By DeNeen L. Brown, Washington Post
Juneteenth … is one of the oldest celebrations commemorating the end of slavery in the United States. It has its roots in the long-awaited moment of emancipation in Texas, where more than 250,000 enslaved black people received news on June 19, 1865 — more than two years after President Abraham Lincoln’s Emancipation Proclamation — that they were free. …
In 1865, Texas slave owners had refused to acknowledge the end of the Civil War and the Emancipation Proclamation.
“Black people were in such a delicate situation in Texas,” said C.R. Gibbs, a historian and author of “Black, Copper & Bright: The District of Columbia’s Black Civil War Regiment.” “You have the collapse of the Confederate government. And roving bands of men who wanted to turn the clock back. A Union officer once said, ‘Given a choice between hell and Texas, I would live in hell and rent out Texas.’ It was just that bad in Texas.”

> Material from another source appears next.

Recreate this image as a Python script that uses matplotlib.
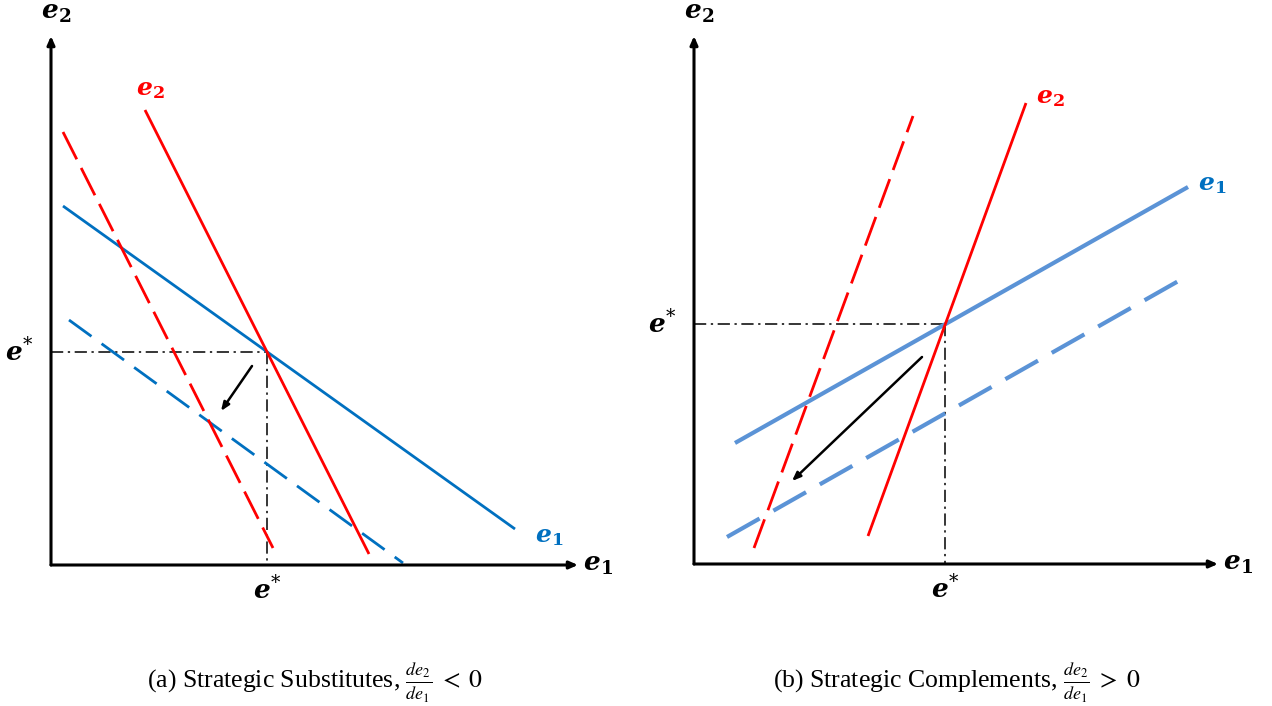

Then, on June 19, 1865, Maj. Gen. Gordon Granger landed on Galveston Island with more than 2,000 Union troops. He stood at the Headquarters District of Texas in Galveston and read “General Order No. 3”:
“The people of Texas are informed that, in accordance with a proclamation from the Executive of the United States, all slaves are free.”
Black people who heard the news erupted in what Gibbs calls “a moment of indescribable joy.”